## WRITTEN REQUEST
Your task is to copy the stretch of lines in the records below that begins with the line containing "Emit a component" and ends with the line containing "import * as", exactly as written, with nothing added.

:::::

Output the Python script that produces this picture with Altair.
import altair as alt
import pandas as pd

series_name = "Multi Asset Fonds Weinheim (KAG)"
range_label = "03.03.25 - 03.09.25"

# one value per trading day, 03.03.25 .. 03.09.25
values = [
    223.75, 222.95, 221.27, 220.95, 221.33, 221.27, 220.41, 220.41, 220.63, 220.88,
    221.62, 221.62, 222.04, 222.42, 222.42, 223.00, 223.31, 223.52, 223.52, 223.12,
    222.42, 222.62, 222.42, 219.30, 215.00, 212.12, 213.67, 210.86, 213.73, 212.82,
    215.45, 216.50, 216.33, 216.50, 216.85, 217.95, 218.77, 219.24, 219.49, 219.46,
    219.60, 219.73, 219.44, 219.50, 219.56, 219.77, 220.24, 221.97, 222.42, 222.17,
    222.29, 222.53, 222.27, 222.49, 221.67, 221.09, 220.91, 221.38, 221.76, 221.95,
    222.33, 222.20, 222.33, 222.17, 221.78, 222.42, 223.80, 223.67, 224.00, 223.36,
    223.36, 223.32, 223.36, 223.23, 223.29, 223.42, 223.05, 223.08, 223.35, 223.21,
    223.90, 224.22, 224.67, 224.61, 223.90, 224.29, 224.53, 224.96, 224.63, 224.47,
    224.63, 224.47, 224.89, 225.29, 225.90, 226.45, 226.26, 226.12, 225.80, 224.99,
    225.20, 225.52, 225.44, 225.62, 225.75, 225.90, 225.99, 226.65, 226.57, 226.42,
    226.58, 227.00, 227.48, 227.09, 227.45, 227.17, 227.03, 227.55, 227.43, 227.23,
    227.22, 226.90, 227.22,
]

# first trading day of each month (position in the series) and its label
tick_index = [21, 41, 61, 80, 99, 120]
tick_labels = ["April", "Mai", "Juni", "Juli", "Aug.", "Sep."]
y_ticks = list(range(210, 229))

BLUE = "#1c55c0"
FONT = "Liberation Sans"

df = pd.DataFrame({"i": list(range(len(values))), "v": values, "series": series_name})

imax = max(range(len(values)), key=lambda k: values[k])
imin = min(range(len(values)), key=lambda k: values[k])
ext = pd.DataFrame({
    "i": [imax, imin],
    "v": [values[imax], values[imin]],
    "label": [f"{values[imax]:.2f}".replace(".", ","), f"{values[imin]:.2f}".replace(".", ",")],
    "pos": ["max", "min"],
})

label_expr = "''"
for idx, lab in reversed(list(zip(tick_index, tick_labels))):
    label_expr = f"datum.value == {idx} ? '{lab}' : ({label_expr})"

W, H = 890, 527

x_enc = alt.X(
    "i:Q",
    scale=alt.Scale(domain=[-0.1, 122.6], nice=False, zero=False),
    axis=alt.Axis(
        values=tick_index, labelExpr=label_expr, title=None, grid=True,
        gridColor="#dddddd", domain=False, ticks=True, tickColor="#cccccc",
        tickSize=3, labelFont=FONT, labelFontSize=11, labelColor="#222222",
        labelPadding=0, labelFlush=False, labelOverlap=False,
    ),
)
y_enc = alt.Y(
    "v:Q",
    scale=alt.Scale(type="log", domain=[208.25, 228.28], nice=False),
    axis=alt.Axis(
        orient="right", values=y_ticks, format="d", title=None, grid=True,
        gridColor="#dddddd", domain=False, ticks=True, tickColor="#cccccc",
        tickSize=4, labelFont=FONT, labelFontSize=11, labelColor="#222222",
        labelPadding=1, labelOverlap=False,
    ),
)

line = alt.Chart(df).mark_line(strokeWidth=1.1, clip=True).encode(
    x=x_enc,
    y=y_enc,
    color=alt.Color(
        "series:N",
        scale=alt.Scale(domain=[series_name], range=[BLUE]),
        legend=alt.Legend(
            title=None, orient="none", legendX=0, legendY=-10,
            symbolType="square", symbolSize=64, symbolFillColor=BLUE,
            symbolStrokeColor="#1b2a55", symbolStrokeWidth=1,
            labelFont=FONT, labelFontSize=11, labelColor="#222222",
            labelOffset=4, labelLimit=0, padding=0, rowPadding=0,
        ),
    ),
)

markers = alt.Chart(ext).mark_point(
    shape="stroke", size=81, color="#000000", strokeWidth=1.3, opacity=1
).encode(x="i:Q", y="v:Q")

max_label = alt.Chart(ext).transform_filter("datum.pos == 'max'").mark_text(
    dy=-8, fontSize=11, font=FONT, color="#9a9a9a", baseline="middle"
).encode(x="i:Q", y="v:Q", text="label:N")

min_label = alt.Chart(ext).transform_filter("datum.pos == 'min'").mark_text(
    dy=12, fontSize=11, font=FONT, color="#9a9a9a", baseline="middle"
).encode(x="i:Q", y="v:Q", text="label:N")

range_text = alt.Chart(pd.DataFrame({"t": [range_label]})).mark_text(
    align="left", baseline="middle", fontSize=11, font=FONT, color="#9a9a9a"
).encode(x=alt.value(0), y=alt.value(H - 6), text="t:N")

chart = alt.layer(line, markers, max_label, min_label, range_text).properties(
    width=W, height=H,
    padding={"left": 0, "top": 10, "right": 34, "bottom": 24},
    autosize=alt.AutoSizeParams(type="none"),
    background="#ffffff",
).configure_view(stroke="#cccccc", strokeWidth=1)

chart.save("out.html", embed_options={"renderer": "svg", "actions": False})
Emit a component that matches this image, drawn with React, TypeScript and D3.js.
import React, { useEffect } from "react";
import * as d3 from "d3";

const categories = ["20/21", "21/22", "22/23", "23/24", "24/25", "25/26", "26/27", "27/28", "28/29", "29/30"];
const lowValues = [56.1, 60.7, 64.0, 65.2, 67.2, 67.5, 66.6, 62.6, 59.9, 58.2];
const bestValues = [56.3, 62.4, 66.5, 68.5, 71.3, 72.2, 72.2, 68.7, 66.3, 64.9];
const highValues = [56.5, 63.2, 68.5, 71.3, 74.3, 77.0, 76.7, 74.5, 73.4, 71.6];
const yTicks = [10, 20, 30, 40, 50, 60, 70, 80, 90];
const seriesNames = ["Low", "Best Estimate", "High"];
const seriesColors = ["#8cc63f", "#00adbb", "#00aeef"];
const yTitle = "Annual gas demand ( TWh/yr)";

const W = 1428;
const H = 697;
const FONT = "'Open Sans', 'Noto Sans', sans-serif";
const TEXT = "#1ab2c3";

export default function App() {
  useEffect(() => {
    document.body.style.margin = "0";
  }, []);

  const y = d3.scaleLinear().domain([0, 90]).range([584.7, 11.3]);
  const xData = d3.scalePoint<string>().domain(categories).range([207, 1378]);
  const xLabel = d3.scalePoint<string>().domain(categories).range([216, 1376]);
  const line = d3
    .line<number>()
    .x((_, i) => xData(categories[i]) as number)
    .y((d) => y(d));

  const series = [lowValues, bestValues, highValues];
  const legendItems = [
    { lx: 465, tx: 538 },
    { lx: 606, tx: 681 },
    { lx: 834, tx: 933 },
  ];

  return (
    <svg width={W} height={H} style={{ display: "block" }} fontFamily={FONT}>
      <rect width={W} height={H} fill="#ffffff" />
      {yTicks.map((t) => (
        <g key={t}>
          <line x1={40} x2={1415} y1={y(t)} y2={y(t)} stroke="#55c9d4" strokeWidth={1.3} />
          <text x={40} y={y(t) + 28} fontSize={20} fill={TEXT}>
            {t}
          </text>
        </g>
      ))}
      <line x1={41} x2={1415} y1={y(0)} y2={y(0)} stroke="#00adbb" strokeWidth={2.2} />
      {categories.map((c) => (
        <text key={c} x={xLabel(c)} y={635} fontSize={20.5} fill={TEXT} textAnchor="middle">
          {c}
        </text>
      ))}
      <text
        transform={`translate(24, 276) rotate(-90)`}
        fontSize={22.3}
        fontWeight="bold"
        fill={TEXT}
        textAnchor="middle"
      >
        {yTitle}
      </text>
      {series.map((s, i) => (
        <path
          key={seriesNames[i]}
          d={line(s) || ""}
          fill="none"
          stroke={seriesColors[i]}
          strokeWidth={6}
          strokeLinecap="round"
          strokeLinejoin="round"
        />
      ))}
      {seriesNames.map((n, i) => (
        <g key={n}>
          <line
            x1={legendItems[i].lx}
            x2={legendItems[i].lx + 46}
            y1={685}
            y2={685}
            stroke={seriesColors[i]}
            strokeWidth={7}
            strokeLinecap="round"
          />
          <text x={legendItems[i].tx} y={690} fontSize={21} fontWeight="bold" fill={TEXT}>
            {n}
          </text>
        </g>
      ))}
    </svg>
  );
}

:::::

## EXERCISE OUTPUT
Emit a component that matches this image, drawn with React, TypeScript and D3.js.
import React, { useEffect } from "react";
import * as d3 from "d3";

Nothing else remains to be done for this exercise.